Definizione – Etimologia
Dal greco anamòrphosis, forma analoga. Deformazione di un’immagine piana, ottenuta con proiezioni, riflessioni o modificazioni prodotte tramite costruzioni geometriche, che conservi una sia pur approssimativa comprensibilità e che possa tornare a essere percepita correttamente se osservata in modo da annullare gli effetti deformanti, quindi di scorcio o attraverso specchi in grado di ricomporre l’immagine corretta attraverso deformazioni contrarie.
Generalità
Anche deformazione di oggetti tridimensionali, significativamente di architetture o parti di esse, le cui alterazioni metriche scompaiono secondo particolari angoli di osservazione. Sono anche anamorfosi, più spesso dette deformazioni anamorfiche o marginali o aberrazioni marginali, le porzioni periferiche di un’immagine prospettica che risultano percettivamente alterate nelle misure e che riassumono la giusta apparenza, solo se osservate dal corretto centro di proiezione.

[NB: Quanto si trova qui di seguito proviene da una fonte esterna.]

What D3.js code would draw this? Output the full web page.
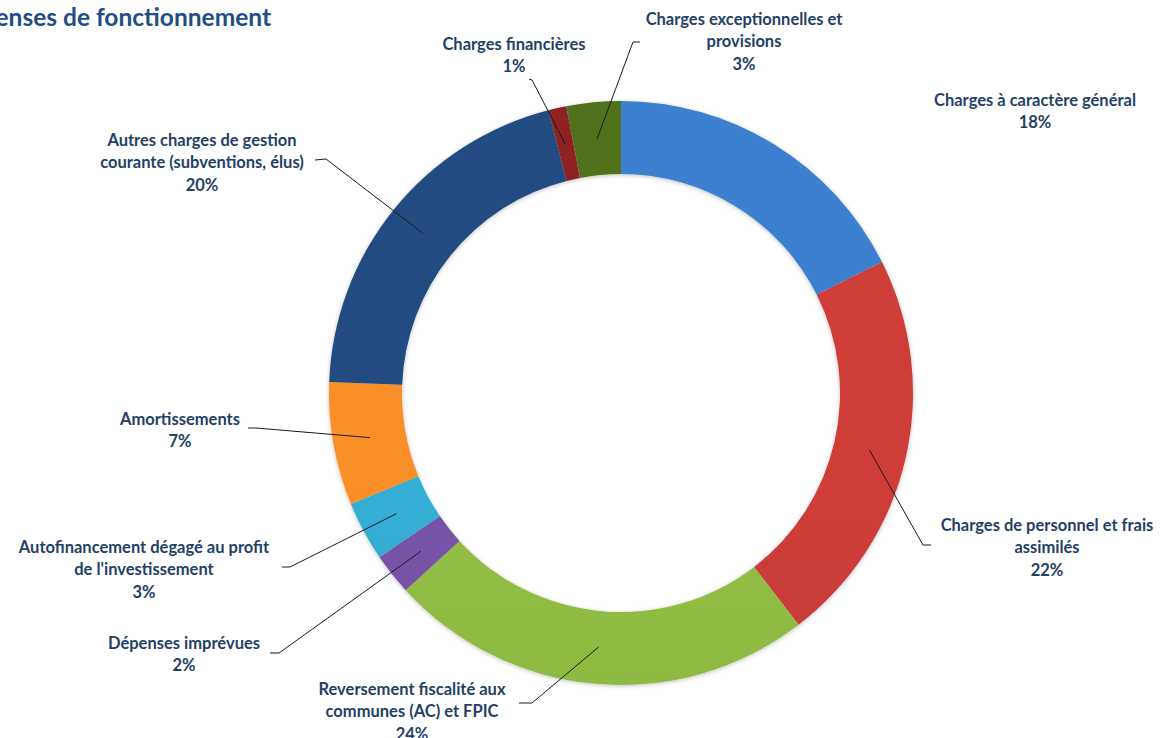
<!DOCTYPE html>
<html lang="fr">
<head>
    <meta charset="UTF-8">
    <title>Dépenses de fonctionnement</title>
    <script src="https://d3js.org/d3.v7.min.js"></script>
    <style>
        body { margin: 0; background: #fff; }
        svg { display: block; }
    </style>
</head>
<body>
    <svg width="1173" height="738"></svg>

    <script>
        // slices, clockwise from 12 o'clock
        const categories = [
            'Charges à caractère général',
            'Charges de personnel et frais assimilés',
            'Reversement fiscalité aux communes (AC) et FPIC',
            'Dépenses imprévues',
            "Autofinancement dégagé au profit de l'investissement",
            'Amortissements',
            'Autres charges de gestion courante (subventions, élus)',
            'Charges financières',
            'Charges exceptionnelles et provisions'
        ];
        const values = [17.6, 22.0, 23.6, 2.3, 3.3, 6.8, 20.4, 1.0, 3.0];
        const colors = ['#3a7cc9', '#c83b37', '#8fbb43', '#7451a3', '#33a9cf', '#f28b26', '#1f4a7e', '#8a1f1f', '#4f6e1d'];

        // label lines as drawn in the chart (wrapped text)
        const labelLines = [
            ['Charges à caractère général'],
            ['Charges de personnel et frais', 'assimilés'],
            ['Reversement fiscalité aux', 'communes (AC) et FPIC'],
            ['Dépenses imprévues'],
            ['Autofinancement dégagé au profit', "de l'investissement"],
            ['Amortissements'],
            ['Autres charges de gestion', 'courante (subventions, élus)'],
            ['Charges financières'],
            ['Charges exceptionnelles et', 'provisions']
        ];
        // label centre x / first line y, and leader stub (start, elbow)
        const labelPos = [
            [1035, 100], [1047, 525], [412, 689], [184, 643], [144, 547],
            [180, 419], [202, 140], [514, 44], [744, 19]
        ];
        const leaders = [
            null,
            [[931, 545], [923, 545]],
            [[519, 703], [532, 703]],
            [[270, 653], [279, 653]],
            [[282, 567], [290, 567]],
            [[248, 428], [256, 428]],
            [[315, 160], [326, 159]],
            [[529, 79], [532, 80]],
            [[640, 42], [633, 42]]
        ];

        const cx = 621, cy = 393;
        const outerR = 292, innerR = 219, leaderR = 255;
        const labelColor = '#243f66';

        const svg = d3.select('svg');
        const total = d3.sum(values);
        const pct = d3.format('.0%');

        const defs = svg.append('defs');
        defs.append('filter')
            .attr('id', 'shadow')
            .attr('x', '-10%').attr('y', '-10%')
            .attr('width', '120%').attr('height', '120%')
            .append('feDropShadow')
            .attr('dx', 0).attr('dy', 1)
            .attr('stdDeviation', 2)
            .attr('flood-color', '#000')
            .attr('flood-opacity', 0.25);

        colors.forEach((c, i) => {
            const g = defs.append('linearGradient')
                .attr('id', 'grad' + i)
                .attr('gradientUnits', 'userSpaceOnUse')
                .attr('x1', 0).attr('y1', cy - outerR)
                .attr('x2', 0).attr('y2', cy + outerR);
            g.append('stop').attr('offset', '0%').attr('stop-color', d3.color(c).brighter(0.08));
            g.append('stop').attr('offset', '100%').attr('stop-color', d3.color(c).darker(0.25));
        });

        svg.append('text')
            .attr('x', 271)
            .attr('y', 26)
            .attr('text-anchor', 'end')
            .attr('font-family', 'Lato, "Open Sans", sans-serif')
            .attr('font-weight', 'bold')
            .attr('font-size', 24.5)
            .attr('fill', '#1f4e86')
            .text('Dépenses de fonctionnement');

        const data = categories.map((name, i) => ({ name, value: values[i], i }));

        const pie = d3.pie()
            .sort(null)
            .value(d => d.value);

        const arc = d3.arc()
            .innerRadius(innerR)
            .outerRadius(outerR);

        const leaderArc = d3.arc()
            .innerRadius(leaderR)
            .outerRadius(leaderR);

        const arcs = pie(data);

        const chart = svg.append('g')
            .attr('transform', `translate(${cx},${cy})`);

        chart.append('g')
            .attr('filter', 'url(#shadow)')
            .selectAll('path')
            .data(arcs)
            .join('path')
            .attr('d', arc)
            .attr('fill', d => `url(#grad${d.data.i})`);

        // leader lines
        svg.append('g')
            .attr('fill', 'none')
            .attr('stroke', '#1a1a1a')
            .attr('stroke-width', 1)
            .selectAll('polyline')
            .data(arcs.filter(d => leaders[d.data.i]))
            .join('polyline')
            .attr('points', d => {
                const [a, b] = leaders[d.data.i];
                const c = leaderArc.centroid(d);
                return [a, b, [cx + c[0], cy + c[1]]].map(p => p.join(',')).join(' ');
            });

        // labels
        const labels = svg.append('g')
            .attr('font-family', 'Lato, "Open Sans", sans-serif')
            .attr('font-weight', 'bold')
            .attr('font-size', 16.5)
            .attr('fill', labelColor)
            .attr('text-anchor', 'middle')
            .selectAll('text')
            .data(arcs)
            .join('text')
            .attr('dominant-baseline', 'central');

        labels.selectAll('tspan')
            .data(d => labelLines[d.data.i].concat(pct(d.data.value / total)).map(t => ({ t, d })))
            .join('tspan')
            .attr('x', e => labelPos[e.d.data.i][0])
            .attr('y', (e, k) => labelPos[e.d.data.i][1] + k * 22.3)
            .text(e => e.t);
    </script>
</body>
</html>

Teorizzata già da Leonardo nel Codice Atlantico e da D. Barbaro in La pratica della perspettiva, la sua spettacolarità fu ricercata, soprattutto nell’architectura picta, in condizioni di particolare scorcio prospettico, ma anche nella pittura e nell’illustrazione in genere, dove erano apprezzati i suoi effetti illusori o bizzarri, capaci di produrre sorpresa all’atto del disvelamento. Il successo popolare delle anamorfosi ebbe il suo massimo sviluppo nei secoli XVI e XVII, quando furono apprezzate come raffinata curiosità scientifica.
Sull’anamorfosi sono basati alcuni esperimenti di psicologia della percezione (psicologia della forma) condotti da A. Ames e R. Penrose, volti a illustrare il ruolo dell’esperienza nei processi cognitivi.
Bibliografia
Baltrusaitis J., Anamorfosi o Thaumaturgus opticus, Milano, 1978.